Falling into Yourself​
Falling Into Yourself – Part V
“Even the most illuminating state of consciousness has a moment when it comes into being, a moment that it exists, and a time when it passes.”
Overlooking Awareness Itself

Normally, when we speak of consciousness, we are referring to particular states of awareness—being aware of something or not being aware of something. Here I am pointing to the awareness itself. Because our energy and thoughts are all based on states of individual consciousness, the truth of pure consciousness, what is always here, is overlooked again and again.
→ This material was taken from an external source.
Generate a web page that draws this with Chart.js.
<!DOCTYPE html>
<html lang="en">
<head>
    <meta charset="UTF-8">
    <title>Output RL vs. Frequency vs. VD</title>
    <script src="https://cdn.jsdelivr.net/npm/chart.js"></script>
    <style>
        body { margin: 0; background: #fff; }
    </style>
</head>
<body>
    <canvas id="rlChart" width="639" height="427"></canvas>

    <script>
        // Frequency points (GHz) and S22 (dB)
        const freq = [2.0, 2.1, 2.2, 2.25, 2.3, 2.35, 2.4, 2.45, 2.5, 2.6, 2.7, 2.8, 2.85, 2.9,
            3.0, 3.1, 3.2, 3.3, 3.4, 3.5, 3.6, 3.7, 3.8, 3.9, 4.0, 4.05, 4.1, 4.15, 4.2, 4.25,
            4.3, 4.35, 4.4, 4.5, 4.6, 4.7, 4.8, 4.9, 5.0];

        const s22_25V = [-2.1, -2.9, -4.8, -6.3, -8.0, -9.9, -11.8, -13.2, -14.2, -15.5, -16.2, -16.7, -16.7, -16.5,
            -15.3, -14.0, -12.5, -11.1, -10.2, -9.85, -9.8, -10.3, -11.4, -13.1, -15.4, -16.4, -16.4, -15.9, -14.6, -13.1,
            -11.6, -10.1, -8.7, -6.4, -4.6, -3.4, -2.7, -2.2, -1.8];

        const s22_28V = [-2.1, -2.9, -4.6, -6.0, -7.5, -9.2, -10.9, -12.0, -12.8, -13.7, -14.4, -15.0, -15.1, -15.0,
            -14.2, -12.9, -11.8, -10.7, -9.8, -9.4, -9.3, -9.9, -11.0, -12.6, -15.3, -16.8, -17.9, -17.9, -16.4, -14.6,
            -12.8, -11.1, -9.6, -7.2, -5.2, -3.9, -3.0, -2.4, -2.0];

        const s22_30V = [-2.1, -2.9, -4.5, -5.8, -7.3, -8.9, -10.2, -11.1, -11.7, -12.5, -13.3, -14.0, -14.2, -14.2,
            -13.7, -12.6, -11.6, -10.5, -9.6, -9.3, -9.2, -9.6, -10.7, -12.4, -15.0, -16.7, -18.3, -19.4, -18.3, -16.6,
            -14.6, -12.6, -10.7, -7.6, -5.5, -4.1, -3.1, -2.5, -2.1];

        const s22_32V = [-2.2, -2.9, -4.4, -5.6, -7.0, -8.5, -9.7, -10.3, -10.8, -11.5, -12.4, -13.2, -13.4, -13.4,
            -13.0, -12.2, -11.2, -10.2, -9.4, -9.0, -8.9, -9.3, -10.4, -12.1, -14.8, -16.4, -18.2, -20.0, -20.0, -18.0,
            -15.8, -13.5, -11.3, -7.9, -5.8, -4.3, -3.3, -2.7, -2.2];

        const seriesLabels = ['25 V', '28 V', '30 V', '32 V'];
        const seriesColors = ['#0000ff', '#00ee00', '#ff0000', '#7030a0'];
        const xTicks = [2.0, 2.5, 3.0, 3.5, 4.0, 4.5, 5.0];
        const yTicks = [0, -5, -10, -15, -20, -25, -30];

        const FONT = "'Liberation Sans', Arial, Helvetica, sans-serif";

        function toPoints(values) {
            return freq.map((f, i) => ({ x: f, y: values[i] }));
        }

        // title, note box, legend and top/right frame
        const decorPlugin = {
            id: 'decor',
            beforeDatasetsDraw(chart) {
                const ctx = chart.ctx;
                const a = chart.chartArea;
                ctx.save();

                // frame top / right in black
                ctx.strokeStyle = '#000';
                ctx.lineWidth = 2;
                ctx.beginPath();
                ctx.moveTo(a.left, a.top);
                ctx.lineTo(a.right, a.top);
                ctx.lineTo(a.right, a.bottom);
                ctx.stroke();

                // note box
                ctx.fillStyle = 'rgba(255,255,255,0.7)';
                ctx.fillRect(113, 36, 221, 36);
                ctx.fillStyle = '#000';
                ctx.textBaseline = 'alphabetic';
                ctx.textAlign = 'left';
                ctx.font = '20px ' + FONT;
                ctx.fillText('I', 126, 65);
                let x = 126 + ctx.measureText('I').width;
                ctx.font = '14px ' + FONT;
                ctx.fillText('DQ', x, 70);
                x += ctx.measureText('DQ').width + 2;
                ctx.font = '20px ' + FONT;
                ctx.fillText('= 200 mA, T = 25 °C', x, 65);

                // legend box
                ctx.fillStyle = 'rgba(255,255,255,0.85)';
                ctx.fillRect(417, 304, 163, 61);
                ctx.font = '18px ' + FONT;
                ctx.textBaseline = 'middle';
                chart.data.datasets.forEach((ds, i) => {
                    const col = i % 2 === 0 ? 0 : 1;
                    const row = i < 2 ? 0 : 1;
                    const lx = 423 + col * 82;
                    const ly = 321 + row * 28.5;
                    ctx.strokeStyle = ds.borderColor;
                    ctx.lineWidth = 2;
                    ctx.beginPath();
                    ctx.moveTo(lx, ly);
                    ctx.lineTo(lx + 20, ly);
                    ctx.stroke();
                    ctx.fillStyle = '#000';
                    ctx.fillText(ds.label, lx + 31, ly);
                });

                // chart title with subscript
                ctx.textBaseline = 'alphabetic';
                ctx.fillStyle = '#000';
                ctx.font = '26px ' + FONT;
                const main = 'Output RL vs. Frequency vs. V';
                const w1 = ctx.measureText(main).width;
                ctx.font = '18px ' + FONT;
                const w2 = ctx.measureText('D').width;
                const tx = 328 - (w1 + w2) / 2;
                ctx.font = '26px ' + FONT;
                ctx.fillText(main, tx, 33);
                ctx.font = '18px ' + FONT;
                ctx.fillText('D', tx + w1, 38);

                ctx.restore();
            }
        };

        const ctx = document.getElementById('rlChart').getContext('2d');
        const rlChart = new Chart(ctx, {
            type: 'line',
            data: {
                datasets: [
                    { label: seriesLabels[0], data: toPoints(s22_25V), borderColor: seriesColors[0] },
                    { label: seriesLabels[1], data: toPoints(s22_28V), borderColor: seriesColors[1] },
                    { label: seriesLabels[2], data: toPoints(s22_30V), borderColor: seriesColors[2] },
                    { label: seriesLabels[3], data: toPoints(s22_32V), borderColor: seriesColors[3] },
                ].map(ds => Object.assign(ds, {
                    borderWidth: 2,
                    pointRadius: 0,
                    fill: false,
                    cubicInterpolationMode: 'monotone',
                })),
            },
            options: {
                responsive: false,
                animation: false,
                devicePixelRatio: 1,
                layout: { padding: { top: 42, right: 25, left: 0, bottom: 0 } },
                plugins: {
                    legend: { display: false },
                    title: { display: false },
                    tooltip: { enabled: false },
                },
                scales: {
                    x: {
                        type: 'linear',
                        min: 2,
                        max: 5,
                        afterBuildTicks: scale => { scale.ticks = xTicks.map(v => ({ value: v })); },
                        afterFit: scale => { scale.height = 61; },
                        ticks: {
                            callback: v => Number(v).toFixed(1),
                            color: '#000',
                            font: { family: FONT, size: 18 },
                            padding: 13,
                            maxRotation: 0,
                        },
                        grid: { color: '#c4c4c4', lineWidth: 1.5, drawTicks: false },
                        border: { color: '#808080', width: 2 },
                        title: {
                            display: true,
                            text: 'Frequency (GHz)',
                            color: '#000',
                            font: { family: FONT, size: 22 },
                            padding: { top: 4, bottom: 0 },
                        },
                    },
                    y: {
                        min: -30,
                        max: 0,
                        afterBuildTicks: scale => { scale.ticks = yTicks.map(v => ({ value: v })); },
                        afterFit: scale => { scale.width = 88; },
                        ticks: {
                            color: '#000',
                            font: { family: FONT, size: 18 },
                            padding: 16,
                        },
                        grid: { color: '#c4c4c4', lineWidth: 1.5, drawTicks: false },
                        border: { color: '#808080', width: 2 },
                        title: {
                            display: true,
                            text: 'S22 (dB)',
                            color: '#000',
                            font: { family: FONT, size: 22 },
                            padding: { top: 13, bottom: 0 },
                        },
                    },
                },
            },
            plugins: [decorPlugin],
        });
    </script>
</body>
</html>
For instance, when we experience focused attention, we usually consider that as “being aware.” When attention is unfocused, we usually consider that as “not being aware.” But pure awareness is fully present in both states, focused and unfocused. In one state, we experience clarity and presence with focused objective attention. When unfocused, we may experience no sense of time, no thought, no attention on an object. If we stop valuing one experience over the other, then we can easily see that the awareness itself, consciousness itself, is continuously present. Awareness itself is unchanged by any mental, emotional, or physical state occurring within it.
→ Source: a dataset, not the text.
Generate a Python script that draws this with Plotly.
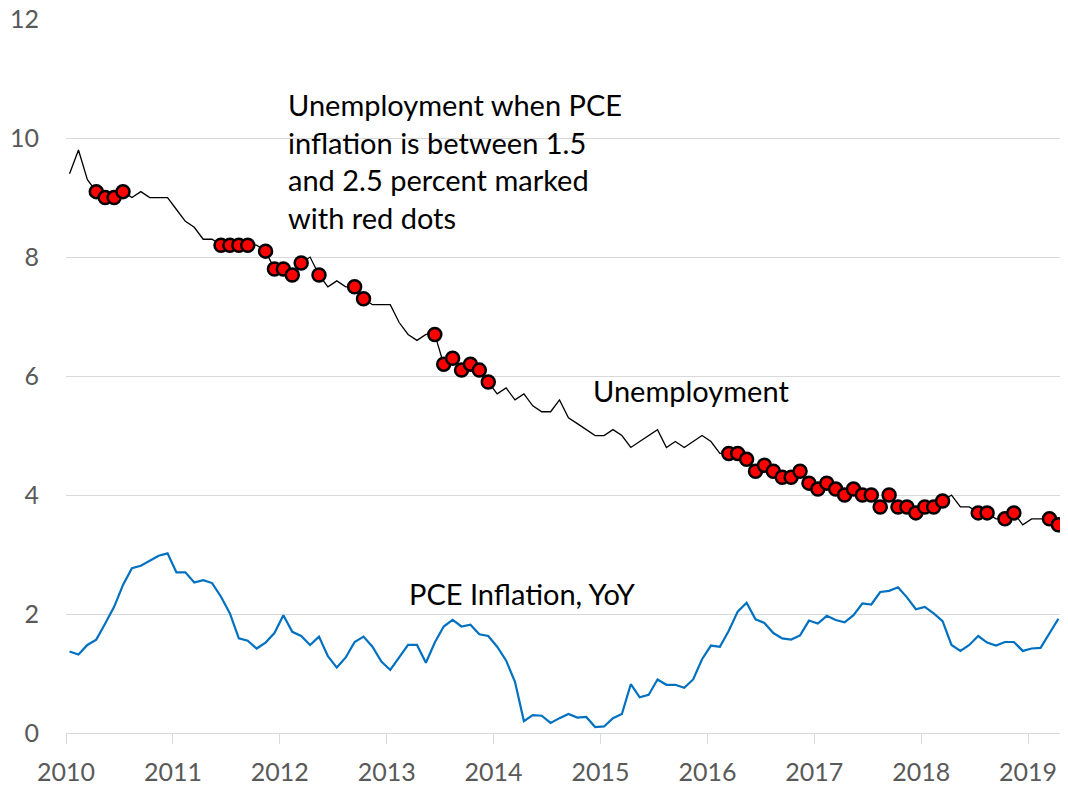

This is a radical invitation: do not try to reach any state of awareness, whether focused or diffused, and do not try to keep any state away. Rather, recognize what is always present. The wonderful result of this recognition is that objective states become clearer, subjective states become softer, and peace is found in all states.

While it is useful to develop your mind, your body, and your work, attempting to develop consciousness is a huge mistake. If your attention is on “developing” rather than on recognizing what is always and already here, you go in a circle, chasing your tail and searching, searching, searching.